▶ Provided material:
++++
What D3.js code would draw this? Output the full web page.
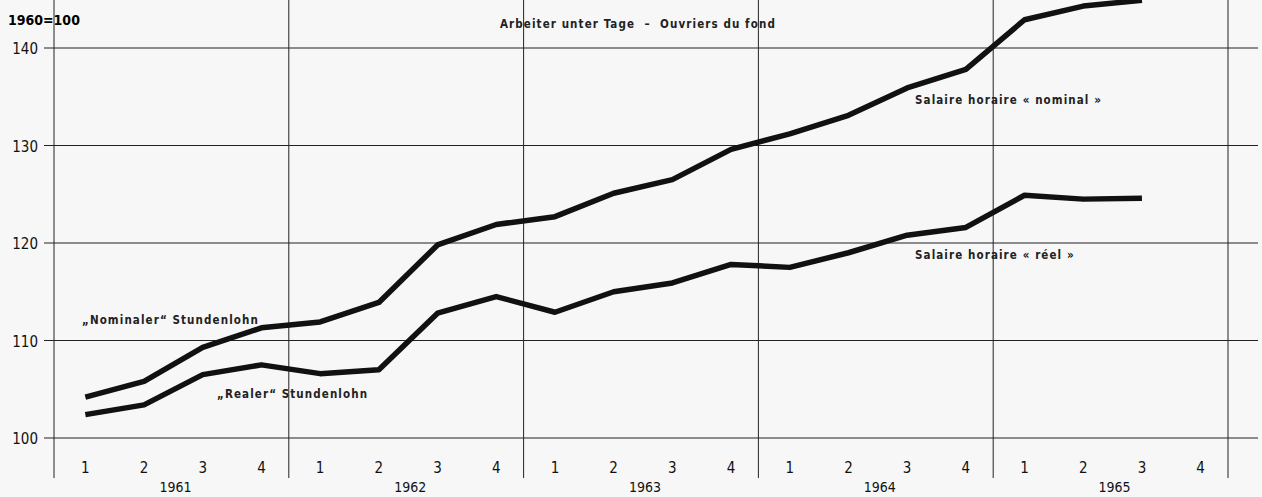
++++
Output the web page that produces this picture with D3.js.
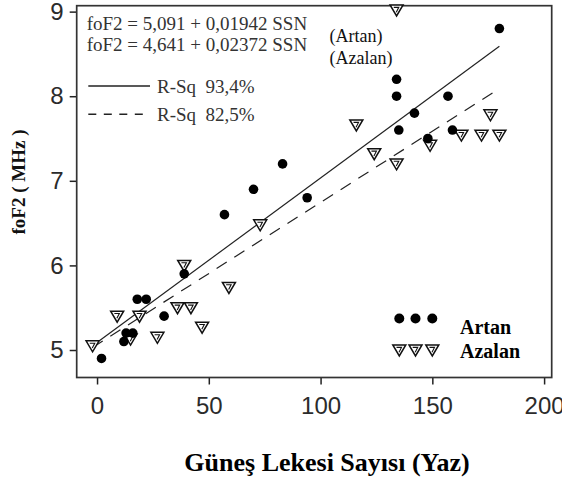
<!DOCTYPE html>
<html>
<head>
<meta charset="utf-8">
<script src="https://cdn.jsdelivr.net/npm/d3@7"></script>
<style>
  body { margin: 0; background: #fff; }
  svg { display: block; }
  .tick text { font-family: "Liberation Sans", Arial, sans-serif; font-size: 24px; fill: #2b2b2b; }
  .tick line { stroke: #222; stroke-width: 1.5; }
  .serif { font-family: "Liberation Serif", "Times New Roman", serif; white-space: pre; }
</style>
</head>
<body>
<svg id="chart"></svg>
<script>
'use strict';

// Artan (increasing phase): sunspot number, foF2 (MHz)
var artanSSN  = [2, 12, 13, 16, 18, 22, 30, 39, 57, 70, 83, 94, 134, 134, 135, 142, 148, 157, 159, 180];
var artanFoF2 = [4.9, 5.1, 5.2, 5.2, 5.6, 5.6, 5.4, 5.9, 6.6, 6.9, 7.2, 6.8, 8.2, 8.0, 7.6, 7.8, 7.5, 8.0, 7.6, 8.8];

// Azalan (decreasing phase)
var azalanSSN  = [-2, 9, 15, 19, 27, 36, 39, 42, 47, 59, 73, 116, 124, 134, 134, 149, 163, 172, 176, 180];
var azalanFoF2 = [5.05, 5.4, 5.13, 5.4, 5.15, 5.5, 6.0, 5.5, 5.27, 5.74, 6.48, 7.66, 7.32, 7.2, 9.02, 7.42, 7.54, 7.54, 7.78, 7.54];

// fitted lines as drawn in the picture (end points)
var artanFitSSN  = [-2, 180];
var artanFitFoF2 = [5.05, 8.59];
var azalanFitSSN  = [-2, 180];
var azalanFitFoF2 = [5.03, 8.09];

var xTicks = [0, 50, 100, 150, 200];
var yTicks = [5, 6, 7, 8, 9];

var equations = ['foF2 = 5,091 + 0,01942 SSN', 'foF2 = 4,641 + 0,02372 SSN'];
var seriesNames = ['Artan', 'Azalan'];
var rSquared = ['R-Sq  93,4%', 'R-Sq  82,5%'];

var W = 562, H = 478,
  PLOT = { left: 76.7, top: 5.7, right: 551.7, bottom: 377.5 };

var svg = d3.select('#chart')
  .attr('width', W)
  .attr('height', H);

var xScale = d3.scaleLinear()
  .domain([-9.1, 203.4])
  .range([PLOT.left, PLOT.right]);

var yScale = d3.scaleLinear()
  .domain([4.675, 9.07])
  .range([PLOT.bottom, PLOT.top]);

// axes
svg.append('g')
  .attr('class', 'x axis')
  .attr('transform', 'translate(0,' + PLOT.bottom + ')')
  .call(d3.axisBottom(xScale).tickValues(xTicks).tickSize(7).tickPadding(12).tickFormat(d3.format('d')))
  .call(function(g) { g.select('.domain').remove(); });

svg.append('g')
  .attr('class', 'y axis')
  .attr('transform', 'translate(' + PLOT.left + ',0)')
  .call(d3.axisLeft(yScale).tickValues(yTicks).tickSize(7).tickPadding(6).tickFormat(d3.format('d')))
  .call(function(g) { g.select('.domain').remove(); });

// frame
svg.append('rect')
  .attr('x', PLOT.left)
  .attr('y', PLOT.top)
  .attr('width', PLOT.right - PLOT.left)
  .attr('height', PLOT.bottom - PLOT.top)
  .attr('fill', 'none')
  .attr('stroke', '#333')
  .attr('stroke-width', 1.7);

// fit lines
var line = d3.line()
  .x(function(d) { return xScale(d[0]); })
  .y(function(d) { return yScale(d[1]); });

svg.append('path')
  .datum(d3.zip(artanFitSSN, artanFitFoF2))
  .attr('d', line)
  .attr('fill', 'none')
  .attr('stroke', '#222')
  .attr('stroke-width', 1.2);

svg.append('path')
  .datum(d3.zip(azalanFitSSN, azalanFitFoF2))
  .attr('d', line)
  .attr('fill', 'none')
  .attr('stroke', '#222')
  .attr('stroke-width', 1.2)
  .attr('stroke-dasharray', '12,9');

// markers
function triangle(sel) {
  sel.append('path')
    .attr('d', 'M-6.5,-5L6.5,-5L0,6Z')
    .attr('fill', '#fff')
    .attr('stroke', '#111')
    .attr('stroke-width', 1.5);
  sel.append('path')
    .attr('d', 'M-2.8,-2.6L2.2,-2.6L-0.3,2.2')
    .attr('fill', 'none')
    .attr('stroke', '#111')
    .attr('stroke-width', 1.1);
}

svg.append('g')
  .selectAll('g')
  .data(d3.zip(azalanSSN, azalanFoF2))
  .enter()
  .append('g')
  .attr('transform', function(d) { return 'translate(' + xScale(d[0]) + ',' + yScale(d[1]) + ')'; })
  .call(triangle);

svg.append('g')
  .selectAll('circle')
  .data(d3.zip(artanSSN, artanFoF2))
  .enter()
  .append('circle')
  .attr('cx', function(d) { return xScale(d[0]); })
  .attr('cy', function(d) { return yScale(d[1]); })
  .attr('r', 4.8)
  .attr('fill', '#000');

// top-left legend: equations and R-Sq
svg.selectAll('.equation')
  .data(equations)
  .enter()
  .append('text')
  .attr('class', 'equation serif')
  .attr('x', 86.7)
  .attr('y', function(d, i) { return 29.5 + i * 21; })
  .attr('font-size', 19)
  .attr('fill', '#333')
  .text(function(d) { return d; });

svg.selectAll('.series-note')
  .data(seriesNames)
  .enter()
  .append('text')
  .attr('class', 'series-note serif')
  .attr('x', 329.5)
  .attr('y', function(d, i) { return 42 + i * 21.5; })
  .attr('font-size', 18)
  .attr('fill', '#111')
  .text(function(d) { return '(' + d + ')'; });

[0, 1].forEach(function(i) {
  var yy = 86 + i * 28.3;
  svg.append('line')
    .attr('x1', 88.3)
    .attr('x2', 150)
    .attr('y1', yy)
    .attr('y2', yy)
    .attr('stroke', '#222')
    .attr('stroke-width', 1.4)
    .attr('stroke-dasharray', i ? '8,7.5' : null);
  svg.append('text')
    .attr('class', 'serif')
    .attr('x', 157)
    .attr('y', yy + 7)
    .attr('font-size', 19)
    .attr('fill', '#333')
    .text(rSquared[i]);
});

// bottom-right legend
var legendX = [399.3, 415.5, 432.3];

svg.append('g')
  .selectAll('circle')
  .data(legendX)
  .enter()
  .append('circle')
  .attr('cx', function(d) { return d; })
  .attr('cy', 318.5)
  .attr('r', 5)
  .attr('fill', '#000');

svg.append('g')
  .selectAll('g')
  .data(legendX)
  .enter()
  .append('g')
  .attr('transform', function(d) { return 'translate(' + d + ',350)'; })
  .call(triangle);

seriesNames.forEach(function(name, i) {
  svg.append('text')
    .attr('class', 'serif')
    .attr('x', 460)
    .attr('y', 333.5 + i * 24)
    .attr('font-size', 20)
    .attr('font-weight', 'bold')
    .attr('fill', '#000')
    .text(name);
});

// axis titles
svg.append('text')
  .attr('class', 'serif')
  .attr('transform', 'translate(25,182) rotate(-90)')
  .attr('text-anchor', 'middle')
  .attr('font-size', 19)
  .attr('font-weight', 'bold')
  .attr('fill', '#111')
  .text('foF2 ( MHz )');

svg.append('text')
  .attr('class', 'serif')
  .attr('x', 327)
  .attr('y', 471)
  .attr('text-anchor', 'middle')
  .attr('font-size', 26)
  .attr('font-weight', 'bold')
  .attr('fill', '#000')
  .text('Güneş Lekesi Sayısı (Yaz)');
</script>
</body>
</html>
++++
▶ What is required:
From the entries above, pull out each line that includes "Output".

▶ Solution to this task:
What D3.js code would draw this? Output the full web page.
Output the web page that produces this picture with D3.js.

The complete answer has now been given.